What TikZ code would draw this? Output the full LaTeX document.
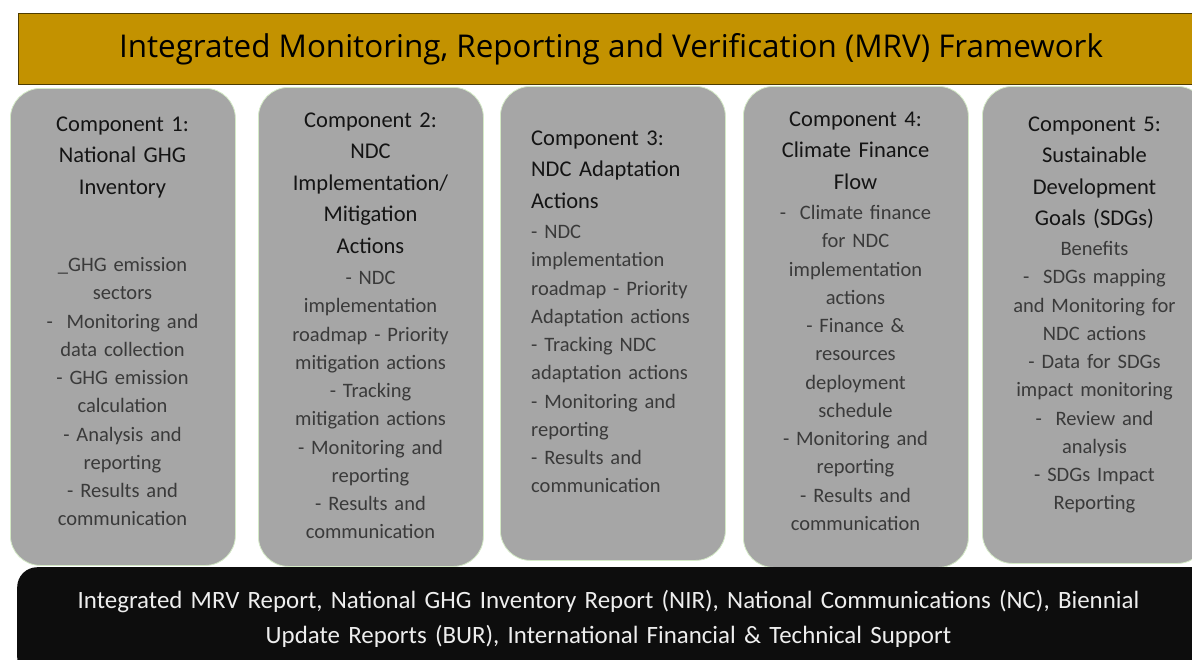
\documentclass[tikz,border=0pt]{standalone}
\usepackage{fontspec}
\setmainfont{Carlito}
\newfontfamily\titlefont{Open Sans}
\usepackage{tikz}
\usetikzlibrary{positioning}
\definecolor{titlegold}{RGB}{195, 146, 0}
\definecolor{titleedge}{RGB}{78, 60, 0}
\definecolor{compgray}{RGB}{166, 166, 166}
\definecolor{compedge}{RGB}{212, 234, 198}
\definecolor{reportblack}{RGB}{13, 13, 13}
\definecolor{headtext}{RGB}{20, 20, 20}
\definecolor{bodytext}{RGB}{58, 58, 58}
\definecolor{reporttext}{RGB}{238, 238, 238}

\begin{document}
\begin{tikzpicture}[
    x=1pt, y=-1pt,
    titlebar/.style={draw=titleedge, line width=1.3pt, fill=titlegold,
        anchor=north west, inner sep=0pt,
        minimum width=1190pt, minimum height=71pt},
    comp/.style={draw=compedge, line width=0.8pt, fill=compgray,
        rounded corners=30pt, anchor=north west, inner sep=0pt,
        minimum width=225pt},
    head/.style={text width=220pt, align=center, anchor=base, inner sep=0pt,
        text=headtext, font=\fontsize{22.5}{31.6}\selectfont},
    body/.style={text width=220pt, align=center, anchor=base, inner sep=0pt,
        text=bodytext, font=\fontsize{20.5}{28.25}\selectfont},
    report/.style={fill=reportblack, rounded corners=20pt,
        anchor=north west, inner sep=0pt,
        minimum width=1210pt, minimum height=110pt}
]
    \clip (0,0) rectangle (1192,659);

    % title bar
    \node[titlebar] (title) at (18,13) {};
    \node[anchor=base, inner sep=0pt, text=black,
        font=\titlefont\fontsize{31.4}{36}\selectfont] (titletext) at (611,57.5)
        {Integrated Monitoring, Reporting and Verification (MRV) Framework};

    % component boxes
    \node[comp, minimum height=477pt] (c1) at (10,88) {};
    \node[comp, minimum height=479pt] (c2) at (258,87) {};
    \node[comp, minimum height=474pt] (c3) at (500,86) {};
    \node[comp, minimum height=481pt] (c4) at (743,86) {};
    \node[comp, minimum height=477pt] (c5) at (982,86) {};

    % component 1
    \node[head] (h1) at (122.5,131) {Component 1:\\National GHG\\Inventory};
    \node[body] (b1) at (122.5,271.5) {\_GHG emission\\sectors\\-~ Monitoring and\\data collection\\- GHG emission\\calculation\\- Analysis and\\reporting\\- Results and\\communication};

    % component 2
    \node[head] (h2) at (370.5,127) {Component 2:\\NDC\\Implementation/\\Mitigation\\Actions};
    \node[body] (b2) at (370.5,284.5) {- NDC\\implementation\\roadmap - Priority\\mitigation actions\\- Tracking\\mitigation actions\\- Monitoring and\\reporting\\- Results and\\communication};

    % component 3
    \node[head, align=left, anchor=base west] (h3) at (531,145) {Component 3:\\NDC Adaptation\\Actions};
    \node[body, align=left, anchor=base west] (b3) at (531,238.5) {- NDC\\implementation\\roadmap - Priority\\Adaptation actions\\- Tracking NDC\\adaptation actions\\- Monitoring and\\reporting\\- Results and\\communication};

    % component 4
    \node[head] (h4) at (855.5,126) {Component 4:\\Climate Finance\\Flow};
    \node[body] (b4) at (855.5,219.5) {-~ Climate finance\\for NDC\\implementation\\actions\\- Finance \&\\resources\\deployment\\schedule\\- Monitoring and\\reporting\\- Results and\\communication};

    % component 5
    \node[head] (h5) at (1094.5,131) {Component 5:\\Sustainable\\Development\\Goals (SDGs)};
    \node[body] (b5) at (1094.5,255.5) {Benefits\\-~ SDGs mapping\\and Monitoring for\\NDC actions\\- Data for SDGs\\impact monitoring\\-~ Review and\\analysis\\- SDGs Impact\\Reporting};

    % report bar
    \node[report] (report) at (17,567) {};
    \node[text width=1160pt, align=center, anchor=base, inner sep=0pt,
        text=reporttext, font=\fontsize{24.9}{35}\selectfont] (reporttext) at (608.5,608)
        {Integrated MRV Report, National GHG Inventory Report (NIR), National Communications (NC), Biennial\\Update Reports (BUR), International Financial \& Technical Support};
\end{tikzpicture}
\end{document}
________________
> GIVEN REQUEST: For this exercise, gather every line of the data that contains the word "draw".

> SOLUTION FOR THIS PROBLEM:
What TikZ code would draw this? Output the full LaTeX document.
    titlebar/.style={draw=titleedge, line width=1.3pt, fill=titlegold,
    comp/.style={draw=compedge, line width=0.8pt, fill=compgray,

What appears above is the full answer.